Examiner Local Editorial: Henderson backs away from Rhee’s legacy

District of Columbia Public Schools Chancellor Kaya Henderson is backing away from the no-excuses reform of her controversial predecessor, Michelle Rhee. Last week, Henderson described Rhee’s major legacy – her two-year-old IMPACT evaluation system — as “uber-accountability,” stating that focusing on standardized testing “is to the detriment of a full and balanced curriculum.” And so begins the unraveling of the latest attempt to improve DCPS from within. Rhee’s $4 million teacher evaluation tool tied student achievement to teacher’s job evaluations and pay using a combination of standardized test results and in-class observations. Last school year, the IMPACT system identified just 12 percent of DCPS teachers as “highly effective” — meaning their students met or exceeded growth targets on standardized tests, making them eligible for “value-added” performance bonuses.

Less than a year after then-Deputy Superintendent Henderson defended IMPACT, she is promising to scale back the “hard-core testing environment” she helped Rhee put into place. It’s no secret that Mayor Vincent Gray, who nominated Henderson for the top school job without seriously considering any other candidates, and his supporters in the Washington Teachers’ Union would love to ditch IMPACT and go back to the old system that produced the fourth worst urban school district in the nation’s capital, outscoring only Detroit, Cleveland and Milwaukee on the NAEP.

IMPACT is not perfect by any means, but at least it provides some accountability where there used to be none.
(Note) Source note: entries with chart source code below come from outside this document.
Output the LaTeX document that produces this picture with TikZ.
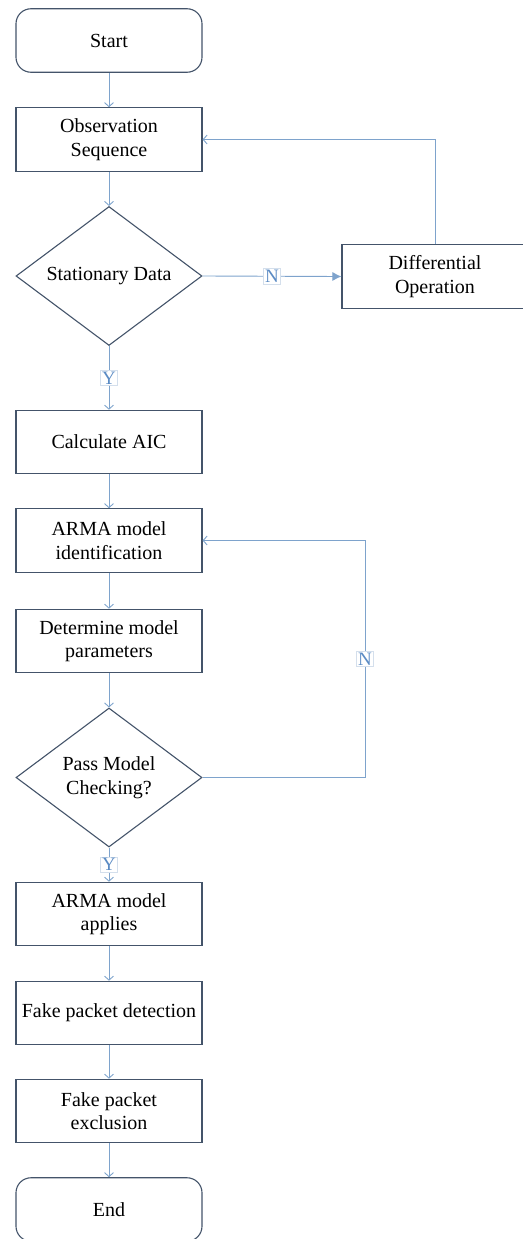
\documentclass[tikz,border=0pt]{standalone}
\usepackage{fontspec}
\setmainfont{Liberation Serif}
\usetikzlibrary{shapes.geometric,arrows.meta}
\definecolor{boxline}{HTML}{44546A}
\definecolor{conn}{HTML}{7EA3CC}
\definecolor{lbltext}{HTML}{5B8BC4}
\definecolor{lblline}{HTML}{D4DFEC}
\tikzset{
  base/.style={draw=boxline, line width=1.1pt, fill=white, inner sep=2pt, align=center,
    font=\fontsize{20}{23.5}\selectfont, text=black},
  procbox/.style={base, rectangle, minimum width=186pt, minimum height=63.5pt},
  termbox/.style={procbox, rounded corners=15pt},
  decbox/.style={base, diamond, shape aspect=1.348, inner sep=0pt, minimum width=186pt, minimum height=139pt},
  flow/.style={draw=conn, line width=0.9pt, -{Straight Barb[length=4pt,width=9pt]}},
  flowfill/.style={draw=conn, line width=0.9pt, -{Latex[length=9pt,width=9pt]}, color=conn},
  lbl/.style={fill=white, draw=lblline, line width=0.5pt, inner sep=1.5pt, text=lbltext,
    font=\fontsize{19}{20}\selectfont}
}
\begin{document}
\begin{tikzpicture}[x=1pt,y=-1pt]
\useasboundingbox (0,0) rectangle (522,1239);
\node[termbox] (start) at (109,40.5) {Start};
\node[procbox] (obs) at (109,139.5) {Observation\\Sequence};
\node[decbox] (stat) at (109,276) {Stationary Data};
\node[procbox] (diff) at (435,276.5) {Differential\\Operation};
\node[procbox] (aic) at (109,442) {Calculate AIC};
\node[procbox] (armaid) at (109,540.5) {ARMA model\\identification};
\node[procbox] (det) at (109,641) {Determine model\\parameters};
\node[decbox] (pass) at (109,777.5) {Pass Model\\Checking?};
\node[procbox] (apply) at (109,914) {ARMA model\\applies};
\node[procbox] (fpd) at (109,1013) {Fake packet detection};
\node[procbox] (fpe) at (109,1111) {Fake packet\\exclusion};
\node[termbox] (end) at (109,1209.5) {End};

\coordinate (c1) at (365,777.5);
\coordinate (c2) at (365,540.5);

\draw[flow] (start) -- (obs);
\draw[flow] (obs) -- (stat);
\draw[flow] (stat.south) -- node[lbl]{Y} (aic.north);
\draw[flowfill] (stat.east) -- node[lbl]{N} (diff.west);
\draw[flow] (diff.north) |- (obs.east);
\draw[flow] (aic) -- (armaid);
\draw[flow] (armaid) -- (det);
\draw[flow] (det) -- (pass.north);
\draw[flow] (pass.south) -- node[lbl]{Y} (apply.north);
\draw[flow] (pass.east) -- (c1) -- node[lbl]{N} (c2) -- (armaid.east);
\draw[flow] (apply) -- (fpd);
\draw[flow] (fpd) -- (fpe);
\draw[flow] (fpe) -- (end);
\end{tikzpicture}
\end{document}
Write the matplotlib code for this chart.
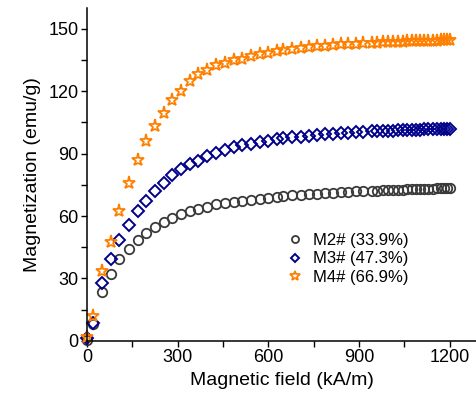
import matplotlib
matplotlib.use("Agg")
import matplotlib.pyplot as plt
from matplotlib.ticker import MultipleLocator

plt.rcParams["font.family"] = ["Liberation Sans", "DejaVu Sans"]

# magnetic field (kA/m)
field = [2, 20, 50, 80, 108, 139, 168, 196, 225, 254, 282, 311, 342, 369, 399,
         428, 456, 485, 514, 542, 571, 599, 628, 650, 678, 707, 735, 762, 788,
         815, 840, 865, 890, 914, 942, 960, 978, 997, 1013, 1030, 1044, 1059,
         1074, 1088, 1101, 1114, 1129, 1143, 1157, 1170, 1181, 1192, 1200]

m2 = [0.5, 8.0, 23.6, 32.1, 39.2, 44.0, 48.5, 52.0, 54.9, 57.1, 59.0, 61.0, 62.3,
      63.5, 64.5, 65.8, 66.4, 66.9, 67.4, 67.7, 68.0, 68.7, 69.3, 69.6, 69.9,
      70.2, 70.5, 70.8, 71.0, 71.2, 71.4, 71.6, 71.8, 71.9, 72.1, 72.2, 72.3,
      72.4, 72.5, 72.6, 72.7, 72.8, 72.9, 72.95, 73.0, 73.1, 73.15, 73.2, 73.3,
      73.35, 73.4, 73.45, 73.5]

m3 = [1.2, 8.4, 27.9, 39.2, 48.5, 55.8, 62.4, 67.2, 72.2, 76.0, 79.7, 82.8, 85.0,
      86.6, 88.9, 90.5, 91.8, 93.1, 94.0, 94.7, 95.6, 96.0, 96.9, 97.3, 97.8,
      98.2, 98.6, 99.0, 99.3, 99.6, 99.9, 100.1, 100.3, 100.5, 100.7, 100.8,
      100.9, 101.0, 101.1, 101.2, 101.3, 101.4, 101.45, 101.5, 101.6, 101.65,
      101.7, 101.8, 101.85, 101.9, 101.95, 102.0, 102.0]

m4 = [1.9, 11.9, 33.7, 47.6, 62.6, 76.0, 87.0, 96.2, 103.3, 109.7, 115.8, 120.3,
      124.8, 128.3, 130.3, 132.5, 133.8, 135.1, 135.7, 137.0, 138.0, 138.6,
      139.3, 139.8, 140.3, 140.8, 141.2, 141.6, 141.9, 142.2, 142.5, 142.7,
      142.9, 143.1, 143.3, 143.4, 143.5, 143.6, 143.7, 143.8, 143.9, 144.0,
      144.05, 144.1, 144.15, 144.2, 144.25, 144.3, 144.35, 144.4, 144.4,
      144.45, 144.5]

labels = ["M2# (33.9%)", "M3# (47.3%)", "M4# (66.9%)"]

fig = plt.figure(figsize=(4.77, 4.01), dpi=100)
ax = fig.add_axes([0.182, 0.150, 0.818, 0.830])

ax.plot(field, m2, "o", ls="none", mfc="none", mec="#3a3a3a", ms=6.8, mew=1.3,
        label=labels[0], clip_on=False)
ax.plot(field, m3, "D", ls="none", mfc="none", mec="#00008b", ms=5.8, mew=1.4,
        label=labels[1], clip_on=False)
ax.plot(field, m4, "*", ls="none", mfc="none", mec="#ff8000", ms=9.5, mew=1.3,
        label=labels[2], clip_on=False)

ax.set_xlim(0, 1290)
ax.set_ylim(0, 160)
ax.xaxis.set_major_locator(MultipleLocator(300))
ax.xaxis.set_minor_locator(MultipleLocator(150))
ax.yaxis.set_major_locator(MultipleLocator(30))
ax.yaxis.set_minor_locator(MultipleLocator(15))
ax.tick_params(which="both", direction="out", length=4, width=1, labelsize=13,
               pad=2)
ax.spines["top"].set_visible(False)
ax.spines["right"].set_visible(False)
for s in ["left", "bottom"]:
    ax.spines[s].set_linewidth(1.1)

ax.set_xlabel("Magnetic field (kA/m)", fontsize=14, labelpad=4)
ax.set_ylabel("Magnetization (emu/g)", fontsize=14, labelpad=5)

ax.legend(loc="center left", bbox_to_anchor=(0.49, 0.246), frameon=False,
          fontsize=12, handlelength=1.0, handletextpad=0.6, labelspacing=0.2,
          borderpad=0, markerscale=0.75)

fig.savefig("out.png", dpi=100)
DCPS spending increased under Rhee to a staggering $17,715 per student for modest performance gains on the National Assessment of Education Progress, which is the only common metric for all school districts nationwide. But former Superintendent Paul Vance produced higher NAEP scores in math, and Clifford Janey in reading, than Rhee, according to an analysis by Alan Ginsburg, retired director of the U.S. Department of Education’s Policy and Program Studies. The small number of “highly effective” teachers explains why. If Henderson is serious about a legacy of her own, she cannot afford to dull the only tool she has to impose accountability on teachers in exchange for what are now some of the highest salaries in the nation. Mastery of reading and math is not a rival approach to a “full and balanced curriculum,” it is its necessary foundation. And it’s Henderson’s primary job to make sure that District children don’t continue to get shortchanged on either.